[Start of RECORDS PROVIDED]
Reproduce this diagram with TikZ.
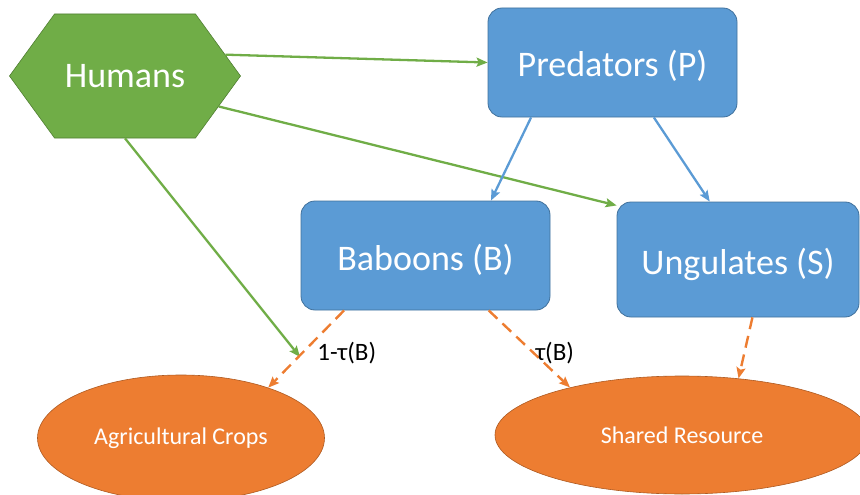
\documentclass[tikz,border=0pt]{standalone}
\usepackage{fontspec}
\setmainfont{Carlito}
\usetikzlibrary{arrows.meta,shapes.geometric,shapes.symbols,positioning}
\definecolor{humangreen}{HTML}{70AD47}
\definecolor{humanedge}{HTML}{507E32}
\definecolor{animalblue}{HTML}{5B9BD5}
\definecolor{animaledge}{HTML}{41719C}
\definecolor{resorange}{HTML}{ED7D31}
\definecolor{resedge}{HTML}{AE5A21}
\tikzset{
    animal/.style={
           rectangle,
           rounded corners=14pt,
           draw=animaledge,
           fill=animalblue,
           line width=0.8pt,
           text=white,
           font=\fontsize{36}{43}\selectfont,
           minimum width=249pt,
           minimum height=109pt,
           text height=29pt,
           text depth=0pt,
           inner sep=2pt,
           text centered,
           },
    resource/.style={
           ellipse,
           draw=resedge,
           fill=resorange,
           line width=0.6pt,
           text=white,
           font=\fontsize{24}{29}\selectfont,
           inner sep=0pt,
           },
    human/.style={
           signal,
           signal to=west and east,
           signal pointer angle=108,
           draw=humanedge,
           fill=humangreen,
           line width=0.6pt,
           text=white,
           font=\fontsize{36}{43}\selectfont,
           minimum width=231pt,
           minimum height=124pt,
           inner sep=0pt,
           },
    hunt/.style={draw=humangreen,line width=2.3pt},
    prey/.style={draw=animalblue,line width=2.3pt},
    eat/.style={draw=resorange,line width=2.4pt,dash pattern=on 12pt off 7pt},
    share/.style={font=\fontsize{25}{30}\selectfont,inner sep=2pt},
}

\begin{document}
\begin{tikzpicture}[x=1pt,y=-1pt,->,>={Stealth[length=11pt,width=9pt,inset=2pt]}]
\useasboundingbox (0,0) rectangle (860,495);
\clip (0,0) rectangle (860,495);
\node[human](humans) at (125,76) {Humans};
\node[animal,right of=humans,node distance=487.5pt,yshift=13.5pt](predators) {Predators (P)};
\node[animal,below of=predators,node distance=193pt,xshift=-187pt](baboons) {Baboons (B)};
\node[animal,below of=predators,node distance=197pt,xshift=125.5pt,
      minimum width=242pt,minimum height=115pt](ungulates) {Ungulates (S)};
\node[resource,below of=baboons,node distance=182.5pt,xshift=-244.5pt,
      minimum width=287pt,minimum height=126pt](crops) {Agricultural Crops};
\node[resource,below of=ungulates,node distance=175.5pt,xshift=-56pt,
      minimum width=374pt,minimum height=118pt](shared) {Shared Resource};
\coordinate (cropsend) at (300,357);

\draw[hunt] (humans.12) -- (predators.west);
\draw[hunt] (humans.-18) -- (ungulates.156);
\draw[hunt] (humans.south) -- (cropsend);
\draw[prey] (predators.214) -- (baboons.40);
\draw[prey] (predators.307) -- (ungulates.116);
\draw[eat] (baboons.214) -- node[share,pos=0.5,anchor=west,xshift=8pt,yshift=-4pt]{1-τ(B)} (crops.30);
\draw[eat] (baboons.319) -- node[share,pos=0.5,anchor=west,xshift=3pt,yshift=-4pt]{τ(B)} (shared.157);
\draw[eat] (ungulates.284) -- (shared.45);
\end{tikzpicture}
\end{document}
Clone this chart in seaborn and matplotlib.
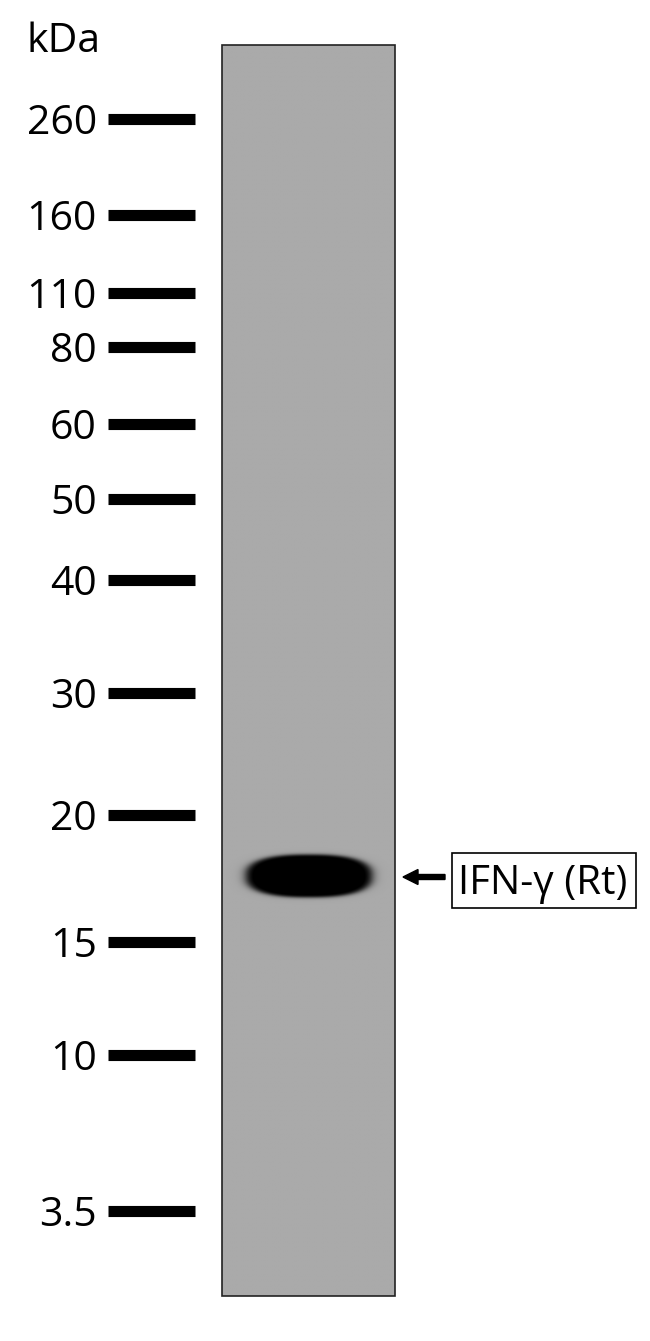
[End of RECORDS PROVIDED]
● **WHAT THE TASK ASKS**
Write the entries above out again exactly, but not the pictures.

● **RIGHT ANSWER**
Reproduce this diagram with TikZ.
\documentclass[tikz,border=0pt]{standalone}
\usepackage{fontspec}
\setmainfont{Carlito}
\usetikzlibrary{arrows.meta,shapes.geometric,shapes.symbols,positioning}
\definecolor{humangreen}{HTML}{70AD47}
\definecolor{humanedge}{HTML}{507E32}
\definecolor{animalblue}{HTML}{5B9BD5}
\definecolor{animaledge}{HTML}{41719C}
\definecolor{resorange}{HTML}{ED7D31}
\definecolor{resedge}{HTML}{AE5A21}
\tikzset{
    animal/.style={
           rectangle,
           rounded corners=14pt,
           draw=animaledge,
           fill=animalblue,
           line width=0.8pt,
           text=white,
           font=\fontsize{36}{43}\selectfont,
           minimum width=249pt,
           minimum height=109pt,
           text height=29pt,
           text depth=0pt,
           inner sep=2pt,
           text centered,
           },
    resource/.style={
           ellipse,
           draw=resedge,
           fill=resorange,
           line width=0.6pt,
           text=white,
           font=\fontsize{24}{29}\selectfont,
           inner sep=0pt,
           },
    human/.style={
           signal,
           signal to=west and east,
           signal pointer angle=108,
           draw=humanedge,
           fill=humangreen,
           line width=0.6pt,
           text=white,
           font=\fontsize{36}{43}\selectfont,
           minimum width=231pt,
           minimum height=124pt,
           inner sep=0pt,
           },
    hunt/.style={draw=humangreen,line width=2.3pt},
    prey/.style={draw=animalblue,line width=2.3pt},
    eat/.style={draw=resorange,line width=2.4pt,dash pattern=on 12pt off 7pt},
    share/.style={font=\fontsize{25}{30}\selectfont,inner sep=2pt},
}

\begin{document}
\begin{tikzpicture}[x=1pt,y=-1pt,->,>={Stealth[length=11pt,width=9pt,inset=2pt]}]
\useasboundingbox (0,0) rectangle (860,495);
\clip (0,0) rectangle (860,495);
\node[human](humans) at (125,76) {Humans};
\node[animal,right of=humans,node distance=487.5pt,yshift=13.5pt](predators) {Predators (P)};
\node[animal,below of=predators,node distance=193pt,xshift=-187pt](baboons) {Baboons (B)};
\node[animal,below of=predators,node distance=197pt,xshift=125.5pt,
      minimum width=242pt,minimum height=115pt](ungulates) {Ungulates (S)};
\node[resource,below of=baboons,node distance=182.5pt,xshift=-244.5pt,
      minimum width=287pt,minimum height=126pt](crops) {Agricultural Crops};
\node[resource,below of=ungulates,node distance=175.5pt,xshift=-56pt,
      minimum width=374pt,minimum height=118pt](shared) {Shared Resource};
\coordinate (cropsend) at (300,357);

\draw[hunt] (humans.12) -- (predators.west);
\draw[hunt] (humans.-18) -- (ungulates.156);
\draw[hunt] (humans.south) -- (cropsend);
\draw[prey] (predators.214) -- (baboons.40);
\draw[prey] (predators.307) -- (ungulates.116);
\draw[eat] (baboons.214) -- node[share,pos=0.5,anchor=west,xshift=8pt,yshift=-4pt]{1-τ(B)} (crops.30);
\draw[eat] (baboons.319) -- node[share,pos=0.5,anchor=west,xshift=3pt,yshift=-4pt]{τ(B)} (shared.157);
\draw[eat] (ungulates.284) -- (shared.45);
\end{tikzpicture}
\end{document}
Clone this chart in seaborn and matplotlib.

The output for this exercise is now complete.